Copy all lines of the listing that include the string "this".

Records with drawing code:
▬▬▬
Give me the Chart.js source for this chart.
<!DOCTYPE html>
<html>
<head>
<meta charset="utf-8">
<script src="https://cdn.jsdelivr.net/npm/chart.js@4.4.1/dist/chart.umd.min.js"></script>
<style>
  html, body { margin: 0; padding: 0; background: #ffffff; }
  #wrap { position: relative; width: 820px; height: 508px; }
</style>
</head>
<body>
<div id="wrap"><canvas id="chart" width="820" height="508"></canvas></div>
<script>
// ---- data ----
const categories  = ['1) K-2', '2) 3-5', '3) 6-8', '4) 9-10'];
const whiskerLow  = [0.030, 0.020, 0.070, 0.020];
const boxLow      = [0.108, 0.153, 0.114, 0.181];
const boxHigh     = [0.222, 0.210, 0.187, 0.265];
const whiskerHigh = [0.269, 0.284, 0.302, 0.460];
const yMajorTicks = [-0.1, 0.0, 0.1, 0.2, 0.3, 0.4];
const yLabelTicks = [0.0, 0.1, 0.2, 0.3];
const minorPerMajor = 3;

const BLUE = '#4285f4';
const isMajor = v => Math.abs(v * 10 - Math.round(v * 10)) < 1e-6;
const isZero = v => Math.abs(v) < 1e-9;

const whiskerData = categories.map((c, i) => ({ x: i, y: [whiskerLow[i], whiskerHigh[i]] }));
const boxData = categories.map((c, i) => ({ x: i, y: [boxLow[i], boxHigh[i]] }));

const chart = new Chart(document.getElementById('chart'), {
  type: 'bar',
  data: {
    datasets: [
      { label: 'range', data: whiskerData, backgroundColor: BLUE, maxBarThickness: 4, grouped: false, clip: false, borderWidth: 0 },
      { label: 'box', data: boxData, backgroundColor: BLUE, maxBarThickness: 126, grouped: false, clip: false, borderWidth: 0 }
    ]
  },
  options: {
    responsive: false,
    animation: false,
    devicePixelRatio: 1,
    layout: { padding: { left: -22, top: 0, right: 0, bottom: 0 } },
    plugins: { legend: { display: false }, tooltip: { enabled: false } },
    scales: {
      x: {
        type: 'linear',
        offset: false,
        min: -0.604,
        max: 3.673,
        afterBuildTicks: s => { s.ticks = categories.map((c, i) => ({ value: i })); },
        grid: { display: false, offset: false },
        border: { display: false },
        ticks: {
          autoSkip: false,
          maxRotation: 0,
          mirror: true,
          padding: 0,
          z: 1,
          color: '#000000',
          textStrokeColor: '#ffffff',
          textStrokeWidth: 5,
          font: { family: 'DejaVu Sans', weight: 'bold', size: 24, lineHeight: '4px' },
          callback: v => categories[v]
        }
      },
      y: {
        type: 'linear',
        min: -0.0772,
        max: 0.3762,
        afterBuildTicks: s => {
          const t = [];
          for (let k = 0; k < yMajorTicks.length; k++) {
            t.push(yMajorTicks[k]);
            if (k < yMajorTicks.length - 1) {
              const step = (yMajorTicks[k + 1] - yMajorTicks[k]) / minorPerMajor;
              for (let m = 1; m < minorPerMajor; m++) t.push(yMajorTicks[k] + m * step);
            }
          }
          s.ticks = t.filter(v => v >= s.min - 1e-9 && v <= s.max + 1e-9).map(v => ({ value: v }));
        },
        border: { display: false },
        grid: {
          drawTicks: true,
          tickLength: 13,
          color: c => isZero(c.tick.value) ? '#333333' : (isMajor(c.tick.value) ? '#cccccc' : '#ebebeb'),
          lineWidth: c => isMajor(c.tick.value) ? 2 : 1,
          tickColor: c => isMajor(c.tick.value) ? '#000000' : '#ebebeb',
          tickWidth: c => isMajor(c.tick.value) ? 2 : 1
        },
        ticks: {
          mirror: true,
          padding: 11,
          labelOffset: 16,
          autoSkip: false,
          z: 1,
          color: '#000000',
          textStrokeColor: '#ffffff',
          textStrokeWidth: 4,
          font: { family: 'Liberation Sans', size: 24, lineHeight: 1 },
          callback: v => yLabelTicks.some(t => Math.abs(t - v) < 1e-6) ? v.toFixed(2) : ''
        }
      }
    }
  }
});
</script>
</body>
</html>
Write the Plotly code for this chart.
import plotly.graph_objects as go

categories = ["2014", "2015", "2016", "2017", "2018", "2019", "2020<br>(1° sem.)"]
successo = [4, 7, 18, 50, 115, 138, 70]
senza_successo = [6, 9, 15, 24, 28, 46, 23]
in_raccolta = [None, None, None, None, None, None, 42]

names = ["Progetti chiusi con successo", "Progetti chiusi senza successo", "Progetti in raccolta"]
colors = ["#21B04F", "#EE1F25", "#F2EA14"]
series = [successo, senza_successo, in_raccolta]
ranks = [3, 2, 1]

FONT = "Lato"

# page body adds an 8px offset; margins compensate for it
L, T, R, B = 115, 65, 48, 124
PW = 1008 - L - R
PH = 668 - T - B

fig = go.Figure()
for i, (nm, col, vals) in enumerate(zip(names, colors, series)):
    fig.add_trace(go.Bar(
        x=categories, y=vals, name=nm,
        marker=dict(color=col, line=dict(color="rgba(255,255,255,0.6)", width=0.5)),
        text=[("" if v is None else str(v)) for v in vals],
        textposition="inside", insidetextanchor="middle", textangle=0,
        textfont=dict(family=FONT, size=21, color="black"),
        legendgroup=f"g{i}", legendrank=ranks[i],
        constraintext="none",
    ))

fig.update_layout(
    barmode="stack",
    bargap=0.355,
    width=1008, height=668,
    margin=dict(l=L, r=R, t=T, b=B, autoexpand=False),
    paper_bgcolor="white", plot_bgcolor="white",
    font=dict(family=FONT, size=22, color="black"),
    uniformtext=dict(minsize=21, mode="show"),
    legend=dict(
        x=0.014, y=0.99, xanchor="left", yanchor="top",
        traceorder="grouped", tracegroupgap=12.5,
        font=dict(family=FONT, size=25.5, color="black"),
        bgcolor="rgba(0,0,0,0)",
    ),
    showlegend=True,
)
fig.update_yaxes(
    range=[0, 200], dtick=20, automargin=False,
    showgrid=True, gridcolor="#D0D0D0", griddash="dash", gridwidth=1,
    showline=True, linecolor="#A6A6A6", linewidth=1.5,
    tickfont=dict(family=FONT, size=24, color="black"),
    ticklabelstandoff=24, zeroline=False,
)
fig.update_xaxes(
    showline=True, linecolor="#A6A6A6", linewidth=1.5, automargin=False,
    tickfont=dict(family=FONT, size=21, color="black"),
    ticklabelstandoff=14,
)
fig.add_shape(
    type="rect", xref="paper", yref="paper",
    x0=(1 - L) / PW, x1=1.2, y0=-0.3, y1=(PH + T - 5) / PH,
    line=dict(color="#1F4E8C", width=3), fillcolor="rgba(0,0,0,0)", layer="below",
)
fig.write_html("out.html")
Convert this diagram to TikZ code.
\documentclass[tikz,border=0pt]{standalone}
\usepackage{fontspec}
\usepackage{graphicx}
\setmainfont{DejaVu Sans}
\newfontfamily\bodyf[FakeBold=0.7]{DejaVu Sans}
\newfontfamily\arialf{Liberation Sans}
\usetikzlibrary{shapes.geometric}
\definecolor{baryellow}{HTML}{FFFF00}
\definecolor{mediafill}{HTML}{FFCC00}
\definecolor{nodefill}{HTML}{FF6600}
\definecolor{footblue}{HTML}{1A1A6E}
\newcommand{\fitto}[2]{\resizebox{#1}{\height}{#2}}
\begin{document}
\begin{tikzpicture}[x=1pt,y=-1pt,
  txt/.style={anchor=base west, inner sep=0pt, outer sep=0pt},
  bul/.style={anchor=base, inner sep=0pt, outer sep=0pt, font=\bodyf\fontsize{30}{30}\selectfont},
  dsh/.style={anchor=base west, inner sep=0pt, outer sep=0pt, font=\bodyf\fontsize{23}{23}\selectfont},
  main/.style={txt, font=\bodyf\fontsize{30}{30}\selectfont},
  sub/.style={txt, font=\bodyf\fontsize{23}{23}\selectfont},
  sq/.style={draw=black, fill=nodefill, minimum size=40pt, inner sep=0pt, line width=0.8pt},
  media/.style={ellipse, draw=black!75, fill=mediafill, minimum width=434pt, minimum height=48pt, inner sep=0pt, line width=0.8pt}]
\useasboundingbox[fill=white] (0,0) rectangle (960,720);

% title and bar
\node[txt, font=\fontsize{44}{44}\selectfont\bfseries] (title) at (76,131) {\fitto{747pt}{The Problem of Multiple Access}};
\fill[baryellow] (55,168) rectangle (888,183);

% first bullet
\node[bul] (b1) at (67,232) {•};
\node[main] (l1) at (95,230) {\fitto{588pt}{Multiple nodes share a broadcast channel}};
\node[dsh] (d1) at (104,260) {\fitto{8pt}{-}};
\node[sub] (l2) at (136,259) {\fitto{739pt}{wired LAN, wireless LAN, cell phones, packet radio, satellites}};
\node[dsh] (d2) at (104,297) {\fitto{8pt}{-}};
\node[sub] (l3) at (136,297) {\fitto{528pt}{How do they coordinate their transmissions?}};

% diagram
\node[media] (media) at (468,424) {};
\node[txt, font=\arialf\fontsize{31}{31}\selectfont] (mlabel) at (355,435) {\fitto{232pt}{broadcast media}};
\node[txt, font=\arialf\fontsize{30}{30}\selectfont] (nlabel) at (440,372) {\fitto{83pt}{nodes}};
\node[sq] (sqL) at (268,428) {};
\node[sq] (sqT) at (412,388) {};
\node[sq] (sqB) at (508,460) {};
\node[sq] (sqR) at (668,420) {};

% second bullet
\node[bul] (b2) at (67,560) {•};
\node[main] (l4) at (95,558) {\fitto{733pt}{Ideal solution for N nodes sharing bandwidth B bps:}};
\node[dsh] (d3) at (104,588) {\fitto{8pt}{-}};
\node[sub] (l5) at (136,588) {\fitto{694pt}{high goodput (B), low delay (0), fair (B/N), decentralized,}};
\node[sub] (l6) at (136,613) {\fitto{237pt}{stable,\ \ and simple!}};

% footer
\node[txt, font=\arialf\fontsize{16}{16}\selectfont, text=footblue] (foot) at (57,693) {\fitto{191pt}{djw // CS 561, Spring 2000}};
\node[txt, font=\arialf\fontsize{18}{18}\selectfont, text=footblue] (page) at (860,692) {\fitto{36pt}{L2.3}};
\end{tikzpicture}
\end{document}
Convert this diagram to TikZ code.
▬▬▬
**COMPLETED EXERCISE:**
Give me the Chart.js source for this chart.
Write the Plotly code for this chart.
Convert this diagram to TikZ code.
Convert this diagram to TikZ code.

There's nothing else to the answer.